News

Soal Rempang Dibahas di Munas Konbes-NU

GELUMPAI.ID – Munas Konbes-NU memasuki hari kedua dengan menggelar sesi sidang komisi untuk membahas isu-isu strategis, salah satunya konflik agraria di Rempang dan Galang.

Bertempat di Asrama Haji Pondok Gede, Jakarta. dalam agenda sidang komisi rekomendasi yang membahas sejumlah persoalan baik ditingkat nasional maupun global yang dalam beberapa waktu terakhir ini dan kesemuanya menuntut tanggapan dari PBNU.

Persoalan Rempang dan Galang ini masuk ke dalam kategori rekomendasi eksternal yang butuh sikap dari PBNU karena menyangkut kemaslahatan dan keadilan masyarakat.

Secara prinsip, sebagaimana tertulis dalam materi rekomendasi, masalah Rempang dan Galang bukanlah masalah tunggal, melainkan spesimen dari sejumlah masalah serupa yang terjadi di berbagai kawasan tanah air.

Salah satu peserta sidang, KH Taj Yasin Maimoen atau lebih dikenal Gus Yasin, mengatakan bahwa persoalan yang terjadi di Rempang dan Galang tersebut harus menjadi hal yang dipikirkan bersama.

“Yang belum terpikirkan adalah mereka warga Rempang kehilangan tanahnya, sementara dari  Pemerintah hanya ganti rugi.

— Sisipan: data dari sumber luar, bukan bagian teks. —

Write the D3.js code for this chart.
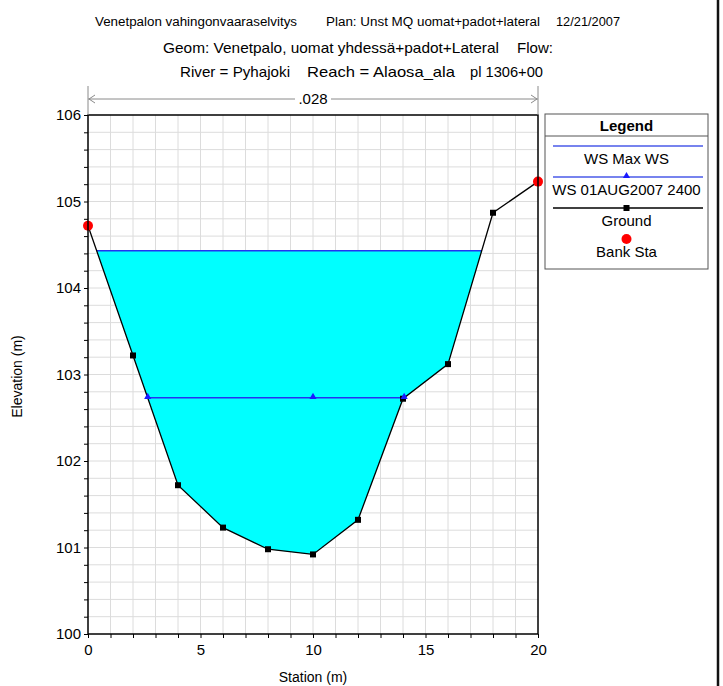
<!DOCTYPE html>
<html>
<head>
<meta charset="utf-8">
<script src="https://cdn.jsdelivr.net/npm/d3@7"></script>
<style>
  html, body { margin: 0; padding: 0; background: #fff; }
  svg { display: block; font-family: "Liberation Sans", Arial, sans-serif; }
</style>
</head>
<body>
<svg id="chart" width="723" height="686"></svg>
<script>
// ---------- data ----------
const stations      = [0, 2, 4, 6, 8, 10, 12, 14, 16, 18, 20];
const groundElev    = [104.72, 103.22, 101.72, 101.23, 100.98, 100.92, 101.32, 102.72, 103.12, 104.87, 105.23];
const bankStations  = [0, 20];
const wsMaxElev     = 104.43;
const wsAugElev     = 102.73;
const wsAugMidMarks = [10];
const xTicks        = [0, 5, 10, 15, 20];
const yTicks        = [100, 101, 102, 103, 104, 105, 106];
const manningN      = [".028"];
const manningRange  = [0, 20];
const titleLine1    = ["Venetpalon vahingonvaaraselvitys", "Plan: Unst MQ uomat+padot+lateral", "12/21/2007"];
const titleLine2    = ["Geom: Venetpalo, uomat yhdessä+padot+Lateral", "Flow:"];
const titleLine3    = ["River = Pyhajoki", "Reach = Alaosa_ala", "pl 1306+00"];
const legendItems   = ["WS Max WS", "WS 01AUG2007 2400", "Ground", "Bank Sta"];

// ---------- layout ----------
const svg = d3.select("#chart");
const L = 88, R = 538, T = 115, B = 634;
const x = d3.scaleLinear().domain([0, 20]).range([L, R]);
const y = d3.scaleLinear().domain([100, 106]).range([B, T]);
const ground = stations.map((s, i) => ({ s, e: groundElev[i] }));

const wsColor = "#2433f0";

// ---------- helpers ----------
function crossings(elev) {
  let left = null, right = null;
  for (let i = 0; i < ground.length - 1; i++) {
    const a = ground[i], b = ground[i + 1];
    if (a.e >= elev && b.e < elev && left === null) {
      left = a.s + (a.e - elev) / (a.e - b.e) * (b.s - a.s);
    }
  }
  for (let i = ground.length - 1; i > 0; i--) {
    const a = ground[i - 1], b = ground[i];
    if (b.e >= elev && a.e < elev && right === null) {
      right = a.s + (elev - a.e) / (b.e - a.e) * (b.s - a.s);
    }
  }
  return [left, right];
}

// ---------- grid ----------
const grid = svg.append("g");
grid.selectAll("line.v").data(d3.range(1, 20)).enter().append("line")
  .attr("x1", d => x(d)).attr("x2", d => x(d)).attr("y1", T).attr("y2", B)
  .attr("stroke", "#dcdcdc").attr("stroke-width", 1);
grid.selectAll("line.h").data(d3.range(1, 30).map(i => 100 + i * 0.2)).enter().append("line")
  .attr("x1", L).attr("x2", R).attr("y1", d => y(d)).attr("y2", d => y(d))
  .attr("stroke", "#dcdcdc").attr("stroke-width", 1);

// ---------- water fill ----------
const [wl, wr] = crossings(wsMaxElev);
const poly = [{ s: wl, e: wsMaxElev }]
  .concat(ground.filter(p => p.s > wl && p.s < wr))
  .concat([{ s: wr, e: wsMaxElev }]);
svg.append("path")
  .attr("d", d3.line().x(d => x(d.s)).y(d => y(d.e))(poly) + "Z")
  .attr("fill", "#00ffff").attr("stroke", "none");

// WS Max line
svg.append("line")
  .attr("x1", x(wl)).attr("x2", x(wr)).attr("y1", y(wsMaxElev)).attr("y2", y(wsMaxElev))
  .attr("stroke", wsColor).attr("stroke-width", 1.5);

// WS 01AUG line
const [al, ar] = crossings(wsAugElev);
svg.append("line")
  .attr("x1", x(al)).attr("x2", x(ar)).attr("y1", y(wsAugElev)).attr("y2", y(wsAugElev))
  .attr("stroke", wsColor).attr("stroke-width", 1.5);

// ---------- ground ----------
svg.append("path")
  .attr("d", d3.line().x(d => x(d.s)).y(d => y(d.e))(ground))
  .attr("fill", "none").attr("stroke", "#000").attr("stroke-width", 1.3);
svg.selectAll("rect.gm").data(ground.filter(p => !bankStations.includes(p.s))).enter().append("rect")
  .attr("x", d => x(d.s) - 3).attr("y", d => y(d.e) - 3).attr("width", 6).attr("height", 6)
  .attr("fill", "#000");

// WS markers (triangles)
const tri = d3.symbol().type(d3.symbolTriangle).size(22);
svg.selectAll("path.wm").data([al, ...wsAugMidMarks, ar]).enter().append("path")
  .attr("d", tri).attr("transform", d => `translate(${x(d)},${y(wsAugElev) - 1})`)
  .attr("fill", "#1a1aff");

// bank stations
svg.selectAll("circle.bank").data(ground.filter(p => bankStations.includes(p.s))).enter().append("circle")
  .attr("cx", d => x(d.s)).attr("cy", d => y(d.e)).attr("r", 5).attr("fill", "#ff0000");

// ---------- axes ----------
svg.append("rect").attr("x", L).attr("y", T).attr("width", R - L).attr("height", B - T)
  .attr("fill", "none").attr("stroke", "#000").attr("stroke-width", 1.5);

const xAxis = svg.append("g").attr("transform", `translate(0,${B})`)
  .call(d3.axisBottom(x).tickValues(d3.range(0, 21)).tickSize(4).tickFormat(d => xTicks.includes(d) ? d : ""));
xAxis.select(".domain").remove();
xAxis.selectAll("text").attr("font-size", 15).attr("fill", "#000").attr("dy", "0.9em")
  .attr("font-family", "Liberation Sans, Arial, sans-serif");
xAxis.selectAll("line").attr("stroke", "#000");

const yAxis = svg.append("g").attr("transform", `translate(${L},0)`)
  .call(d3.axisLeft(y).tickValues(d3.range(0, 31).map(i => 100 + i * 0.2)).tickSize(4)
    .tickFormat(d => yTicks.some(t => Math.abs(t - d) < 1e-6) ? d3.format("d")(Math.round(d)) : ""));
yAxis.select(".domain").remove();
yAxis.selectAll("text").attr("font-size", 15).attr("fill", "#000").attr("x", -7)
  .attr("font-family", "Liberation Sans, Arial, sans-serif");
yAxis.selectAll("line").attr("stroke", "#000");

svg.append("text").attr("x", x(10)).attr("y", 682).attr("text-anchor", "middle")
  .attr("font-size", 14).text("Station (m)");
svg.append("text").attr("transform", `translate(22,${(T + B) / 2 + 2}) rotate(-90)`).attr("text-anchor", "middle")
  .attr("font-size", 14).text("Elevation (m)");

// ---------- Manning's n dimension line ----------
const dimY = 99, dimColor = "#8a8a8a";
const d0 = x(manningRange[0]), d1 = x(manningRange[1]);
[d0, d1].forEach(px => svg.append("line").attr("x1", px).attr("x2", px).attr("y1", 86).attr("y2", T)
  .attr("stroke", dimColor).attr("stroke-width", 1));
const mid = (d0 + d1) / 2;
svg.append("line").attr("x1", d0).attr("x2", mid - 18).attr("y1", dimY).attr("y2", dimY).attr("stroke", dimColor);
svg.append("line").attr("x1", mid + 18).attr("x2", d1).attr("y1", dimY).attr("y2", dimY).attr("stroke", dimColor);
svg.append("path").attr("d", `M${d0 + 7},${dimY - 4}L${d0 + 1},${dimY}L${d0 + 7},${dimY + 4}`)
  .attr("fill", "none").attr("stroke", dimColor);
svg.append("path").attr("d", `M${d1 - 7},${dimY - 4}L${d1 - 1},${dimY}L${d1 - 7},${dimY + 4}`)
  .attr("fill", "none").attr("stroke", dimColor);
svg.append("text").attr("x", mid).attr("y", dimY + 5).attr("text-anchor", "middle")
  .attr("font-size", 15).text(manningN[0]);

// ---------- titles ----------
const t1 = [[95, 202], [326, 214], [556, 64]];
titleLine1.forEach((s, i) => svg.append("text").attr("x", t1[i][0]).attr("y", 26)
  .attr("font-size", 12).attr("textLength", t1[i][1]).attr("lengthAdjust", "spacingAndGlyphs").text(s));
const t2 = [[163, 336], [517, 36]];
titleLine2.forEach((s, i) => svg.append("text").attr("x", t2[i][0]).attr("y", 53)
  .attr("font-size", 15).attr("textLength", t2[i][1]).attr("lengthAdjust", "spacingAndGlyphs").text(s));
const t3 = [[180, 110], [307, 148], [470, 73]];
titleLine3.forEach((s, i) => svg.append("text").attr("x", t3[i][0]).attr("y", 77)
  .attr("font-size", 15).attr("textLength", t3[i][1]).attr("lengthAdjust", "spacingAndGlyphs").text(s));

// ---------- legend ----------
const lg = svg.append("g");
const lx0 = 545, lx1 = 708, ly0 = 114, ly1 = 269, lcx = (lx0 + lx1) / 2;
lg.append("rect").attr("x", lx0).attr("y", ly0).attr("width", lx1 - lx0).attr("height", ly1 - ly0)
  .attr("fill", "#fff").attr("stroke", "#555").attr("stroke-width", 1);
lg.append("line").attr("x1", lx0).attr("x2", lx1).attr("y1", 136).attr("y2", 136).attr("stroke", "#555");
lg.append("text").attr("x", lcx).attr("y", 131).attr("text-anchor", "middle")
  .attr("font-size", 15).attr("font-weight", "bold").text("Legend");
const rowY = [146, 177, 208, 239];
legendItems.forEach((name, i) => {
  const yy = rowY[i];
  if (i < 3) {
    lg.append("line").attr("x1", 553).attr("x2", 703).attr("y1", yy).attr("y2", yy)
      .attr("stroke", i < 2 ? "#4a5ae8" : "#000").attr("stroke-width", 1.5);
  }
  if (i === 1) lg.append("path").attr("d", tri).attr("transform", `translate(${lcx},${yy - 1})`).attr("fill", "#1a1aff");
  if (i === 2) lg.append("rect").attr("x", lcx - 3).attr("y", yy - 3).attr("width", 6).attr("height", 6).attr("fill", "#000");
  if (i === 3) lg.append("circle").attr("cx", lcx).attr("cy", yy).attr("r", 5).attr("fill", "#ff0000");
  lg.append("text").attr("x", lcx).attr("y", yy + 18).attr("text-anchor", "middle")
    .attr("font-size", 15).text(name);
});

// right border of the window frame
svg.append("line").attr("x1", 718).attr("x2", 718).attr("y1", 0).attr("y2", 686)
  .attr("stroke", "#111").attr("stroke-width", 2.5);
</script>
</body>
</html>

Gimana kalau warga menjadi pemilik saham sehingga mereka tidak merasa terbuang, disisihkan karena mereka biasanya mengadu ke CSR,” katanya.

Dihadapan pimpinan sidang, Gus Yasin mengatakan, hal tersebut seharusnya menjadi pemikiran untuk melindungi masyarakat. Menurutnya persoalan itu juga belum pernah terjadi di negara ini.

“Pemilik tanah bisa menjadi salah satu pemilik perusahaan itu,” usulnya dikutip dari NU Online.

Peserta lain dari Kalimantan, Imam, mengusulkan PBNU mendorong pemerintah untuk membentuk tim independen yang terdiri dari stakeholder untuk menyelesaikan kasus Rempang Galang.

“Kita beri mereka kesempatan untuk menyelesaikan persoalan tersebut karena dampak dan lain sebagainya yang dialami warga,” timpalnya. Menanggapi usulan peserta.

Pimpinan Sidang Munas Konbes-NU, Ulil Abshar Abdalla menjelaskan sikap PBNU dalam mengatasi konflik agraria. Dalam merespon apapun, kita harus menyadari ini adalah respon PBNU bukan respon lembaga atau LSM apalagi respon kalangan masyarakat pada umumnya.

“Ada kaidah PBNU dan adab ulama. Makanya bahasanya, redaksinya dalam merespon konflik itu berbeda. Redaksi ulama agak sedikit kharismatik,” sambungnya.

Berdasarkan pantauan, semakin malam, forum sidang makin ramai. Peserta terus mengajukan usulan terkait persoalan bangsa hari ini mulai dari korupsi, polusi udara dan ragam usulan lain yang membutuhkan respon PBNU.

Peserta asal Banten, Syukron Mahmud berharap PBNU merespon persoalan polusi udara yang tengah menjadi momok di tengah masyarakat.

“Polusi di Jakarta ini sudah menyedihkan di antaranya karena tenaga listrik dan itu dengan tenaga batu bara tertinggi di Asean,” ungkapnya.

“Saya tinggal di Serang, sampai sekarang panasnya sangat terasa. NU harus bicara karena selama ini persoalan bangsa kalau NU diberi kebijakan biasanya pemerintah cepat respon,” usulnya.

Melihat antusias peserta sidang yang tak henti mengajukan usulan. Pimpinan sidang Ulil Abshar Abdalla pun terpaksa membuka sesi pertanyaan hingga tiga putaran.

Poin-poin rekomendasi tersebut belum disepakati seluruhnya dan akan ada sidang lanjutan pada Selasa 19 September 2023 siang.